Но для начала надо было устроить демонстрацию для родителя, который пожелал все видеть своими глазами.
А представить товар лицом — дело сложное. Надо ведь все сделать так, чтобы оценили...
Софья принялась готовить Алексея, тот — свою команду... но пока они этим занимались — приехал Степан Разин.
* * *
Из-за острова на стрежень...
Софья насвистывала эту песню с раннего утра, вот как ей сообщили — так и начала. Ей-ей, сейчас она простила даже тех придурков, которые ее сюда переселили. Познакомиться с самим Стенькой Разиным! Да за такое и умереть не жалко, тем более там она все равно бы через пару месяцев ушла тропой неба. А вот здесь...
Эх, где мои шестнадцать лет!
Выглядел Стенька так, что хотелось или облизнуться — или ухмыльнуться.
Шикарный мужчина, иначе и не скажешь.
Мышцы, рост, светлые кудри, синие нахальные глаза, широкая улыбка... не влюбиться невозможно. Бородка подстрижена, рубаха вышита на вороте... не был бы женат — влюбилась бы, ей-ей...
Красавец, картинка!
И сам об этом отлично знает, ухмыляется ухарски, взгляды на девчонок бросает... Софья машинально отмечала реакцию своего бабского батальона. Мало ли кто им ухмыляться будет...
Вот Груня раскраснелась, романтика полезла, мордочка томная, а у Маши в глазах чертики пляшут, ей Стенька неинтересен как мужчина.
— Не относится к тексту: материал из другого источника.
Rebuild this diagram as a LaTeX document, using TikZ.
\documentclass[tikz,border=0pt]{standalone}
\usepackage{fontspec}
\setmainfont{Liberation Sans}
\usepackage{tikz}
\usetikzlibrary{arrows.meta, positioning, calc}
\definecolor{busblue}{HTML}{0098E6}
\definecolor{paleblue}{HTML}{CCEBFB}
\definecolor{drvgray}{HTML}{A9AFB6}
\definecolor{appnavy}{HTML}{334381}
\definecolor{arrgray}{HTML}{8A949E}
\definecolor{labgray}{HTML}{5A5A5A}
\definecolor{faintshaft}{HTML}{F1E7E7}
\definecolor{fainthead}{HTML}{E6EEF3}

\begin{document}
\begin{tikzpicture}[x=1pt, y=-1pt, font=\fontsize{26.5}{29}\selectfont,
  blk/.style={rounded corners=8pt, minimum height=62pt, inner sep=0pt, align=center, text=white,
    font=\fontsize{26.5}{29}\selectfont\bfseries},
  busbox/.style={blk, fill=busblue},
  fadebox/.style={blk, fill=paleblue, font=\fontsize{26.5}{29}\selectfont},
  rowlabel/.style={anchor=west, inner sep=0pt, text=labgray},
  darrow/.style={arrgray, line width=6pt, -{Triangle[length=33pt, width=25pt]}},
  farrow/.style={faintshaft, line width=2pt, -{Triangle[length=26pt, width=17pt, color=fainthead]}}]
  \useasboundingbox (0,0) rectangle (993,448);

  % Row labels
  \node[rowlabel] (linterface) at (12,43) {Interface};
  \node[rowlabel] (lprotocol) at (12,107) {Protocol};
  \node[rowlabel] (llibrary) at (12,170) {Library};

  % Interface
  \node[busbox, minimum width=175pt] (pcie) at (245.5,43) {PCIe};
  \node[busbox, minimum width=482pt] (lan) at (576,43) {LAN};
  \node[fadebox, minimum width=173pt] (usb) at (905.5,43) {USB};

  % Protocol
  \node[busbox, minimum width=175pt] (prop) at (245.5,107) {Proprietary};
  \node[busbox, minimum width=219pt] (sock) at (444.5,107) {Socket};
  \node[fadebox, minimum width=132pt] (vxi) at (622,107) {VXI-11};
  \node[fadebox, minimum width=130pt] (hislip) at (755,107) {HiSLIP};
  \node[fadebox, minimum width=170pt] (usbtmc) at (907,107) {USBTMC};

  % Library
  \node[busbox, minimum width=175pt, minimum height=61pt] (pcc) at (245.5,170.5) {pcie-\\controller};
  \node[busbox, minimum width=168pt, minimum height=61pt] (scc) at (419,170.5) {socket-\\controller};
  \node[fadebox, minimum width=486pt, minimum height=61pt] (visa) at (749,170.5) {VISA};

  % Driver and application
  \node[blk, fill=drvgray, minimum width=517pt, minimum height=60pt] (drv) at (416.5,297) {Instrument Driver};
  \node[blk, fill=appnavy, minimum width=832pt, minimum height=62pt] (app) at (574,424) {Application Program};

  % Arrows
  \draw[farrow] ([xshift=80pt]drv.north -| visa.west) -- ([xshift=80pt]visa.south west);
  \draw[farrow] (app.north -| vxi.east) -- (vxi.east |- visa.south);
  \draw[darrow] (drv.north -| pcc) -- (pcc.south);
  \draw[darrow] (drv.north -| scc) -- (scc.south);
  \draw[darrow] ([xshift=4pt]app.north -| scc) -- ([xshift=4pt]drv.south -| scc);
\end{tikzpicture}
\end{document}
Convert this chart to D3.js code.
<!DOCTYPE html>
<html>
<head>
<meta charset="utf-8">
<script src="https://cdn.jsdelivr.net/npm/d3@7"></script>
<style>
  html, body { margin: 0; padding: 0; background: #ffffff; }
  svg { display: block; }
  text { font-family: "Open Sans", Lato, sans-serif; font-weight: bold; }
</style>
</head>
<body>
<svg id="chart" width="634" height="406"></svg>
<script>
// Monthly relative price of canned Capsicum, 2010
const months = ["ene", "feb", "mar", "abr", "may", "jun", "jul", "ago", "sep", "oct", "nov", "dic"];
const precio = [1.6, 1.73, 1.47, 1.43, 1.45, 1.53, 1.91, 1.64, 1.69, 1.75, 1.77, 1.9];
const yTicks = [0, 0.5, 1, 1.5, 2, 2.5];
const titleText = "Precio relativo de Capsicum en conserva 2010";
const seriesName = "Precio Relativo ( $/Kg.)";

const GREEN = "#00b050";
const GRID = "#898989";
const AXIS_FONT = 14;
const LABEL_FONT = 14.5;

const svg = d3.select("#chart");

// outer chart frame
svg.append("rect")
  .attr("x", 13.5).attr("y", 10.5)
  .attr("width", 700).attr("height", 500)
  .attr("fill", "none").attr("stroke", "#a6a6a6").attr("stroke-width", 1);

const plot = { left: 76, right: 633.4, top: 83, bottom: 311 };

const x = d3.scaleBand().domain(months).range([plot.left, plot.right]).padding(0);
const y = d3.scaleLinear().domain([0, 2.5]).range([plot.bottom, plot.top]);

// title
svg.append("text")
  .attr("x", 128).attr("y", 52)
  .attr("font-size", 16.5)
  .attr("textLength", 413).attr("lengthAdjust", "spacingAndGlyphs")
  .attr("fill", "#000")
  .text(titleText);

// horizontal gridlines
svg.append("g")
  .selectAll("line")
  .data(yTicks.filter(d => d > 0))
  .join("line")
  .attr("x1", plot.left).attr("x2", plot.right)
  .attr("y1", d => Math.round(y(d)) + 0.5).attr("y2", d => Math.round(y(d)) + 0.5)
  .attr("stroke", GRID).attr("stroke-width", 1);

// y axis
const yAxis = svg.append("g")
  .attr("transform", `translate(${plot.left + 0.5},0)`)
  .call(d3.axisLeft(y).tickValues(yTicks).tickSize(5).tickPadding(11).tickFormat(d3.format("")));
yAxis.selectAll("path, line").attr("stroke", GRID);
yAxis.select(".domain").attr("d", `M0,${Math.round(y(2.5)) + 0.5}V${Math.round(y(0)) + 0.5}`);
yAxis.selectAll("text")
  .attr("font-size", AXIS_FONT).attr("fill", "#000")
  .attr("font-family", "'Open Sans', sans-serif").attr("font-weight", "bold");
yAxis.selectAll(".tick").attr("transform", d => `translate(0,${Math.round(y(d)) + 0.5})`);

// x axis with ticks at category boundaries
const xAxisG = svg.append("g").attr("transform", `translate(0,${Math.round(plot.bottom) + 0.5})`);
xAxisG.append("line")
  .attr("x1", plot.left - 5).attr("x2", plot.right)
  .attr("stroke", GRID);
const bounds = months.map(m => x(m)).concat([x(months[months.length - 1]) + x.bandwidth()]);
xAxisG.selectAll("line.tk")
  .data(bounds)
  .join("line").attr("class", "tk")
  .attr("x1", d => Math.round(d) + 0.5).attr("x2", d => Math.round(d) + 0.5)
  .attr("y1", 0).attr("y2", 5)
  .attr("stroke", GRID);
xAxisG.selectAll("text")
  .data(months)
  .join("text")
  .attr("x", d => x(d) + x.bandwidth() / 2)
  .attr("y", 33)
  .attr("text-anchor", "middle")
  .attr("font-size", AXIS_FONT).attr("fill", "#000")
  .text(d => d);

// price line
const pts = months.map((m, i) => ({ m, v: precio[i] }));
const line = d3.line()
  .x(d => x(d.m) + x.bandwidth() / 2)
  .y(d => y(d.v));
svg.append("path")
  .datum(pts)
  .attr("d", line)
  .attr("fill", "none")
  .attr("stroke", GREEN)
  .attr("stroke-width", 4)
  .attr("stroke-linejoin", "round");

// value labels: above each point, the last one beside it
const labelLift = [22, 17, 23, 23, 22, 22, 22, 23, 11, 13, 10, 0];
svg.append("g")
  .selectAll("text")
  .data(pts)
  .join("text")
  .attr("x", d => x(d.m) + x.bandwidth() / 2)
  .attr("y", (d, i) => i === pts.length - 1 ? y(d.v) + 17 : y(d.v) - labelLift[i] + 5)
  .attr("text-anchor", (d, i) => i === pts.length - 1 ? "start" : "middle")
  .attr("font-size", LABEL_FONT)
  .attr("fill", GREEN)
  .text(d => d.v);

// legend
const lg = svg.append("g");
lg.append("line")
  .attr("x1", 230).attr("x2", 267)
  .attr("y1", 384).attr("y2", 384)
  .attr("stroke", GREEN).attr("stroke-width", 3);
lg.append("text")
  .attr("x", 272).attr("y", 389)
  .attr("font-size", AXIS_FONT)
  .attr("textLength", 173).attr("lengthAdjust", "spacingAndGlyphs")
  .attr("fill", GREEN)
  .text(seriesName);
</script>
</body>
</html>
Царевна Анна, выглянула из укромного места и в глазах равнодушие. Ну, хорош, но у нее Воин есть. А вот Татьяна едва не облизывается. Сама же Софья...
Жаль, что она не сможет присутствовать при разговоре официально. Только как привыкла — под столом. А ведь скоро и там не поместится.
И что тогда делать? В парня переодеваться?
Ладно, подумаю об этом потом.
Алексей принял Степана Разина в своем кабинете. Тот вошел, поклонился — и остался стоять. Просто смотрел.
Алексей тоже смотрел. Недолго.
Потом улыбнулся, кивнул и спокойно показал на стул напротив. Степан несколько минут колебался, но потом решил-таки сделать первый шаг и присел.
Алексей оценил и заговорил первым.
— Я не терял никого из близких, поэтому не буду говорить, что понимаю твою боль. Но обещаю, что виновник не останется безнаказанным.
Стенька смотрел снисходительно. Мол, мальчишка, что ты можешь сделать. Но сейчас у Алексея был экзамен на зрелость. Софья крепко скрещивала пальцы — для верности и на ногах. И брат ее не подвел. Смотрел все так же безмятежно.
— Скоро мне расскажут, что на самом деле произошло. Хватит ли у тебя терпения подождать вестей?
Степан сверкнул глазами. Как же! Сопливый мальчишка усомнился в его выдержке! Но Алексей смотрел спокойно.
— Ванька предать не мог. Да и не первый год мы воюем!
— Знаю. Не знаю только, кто виноват...
— Долгорукий, тварь...
— Возможно. А может, твоего брата подставил кто-то другой, а Долгорукий просто привел приговор в исполнение, не зная, что стал орудием в руках злодея. Неужели ты никогда с таким не сталкивался?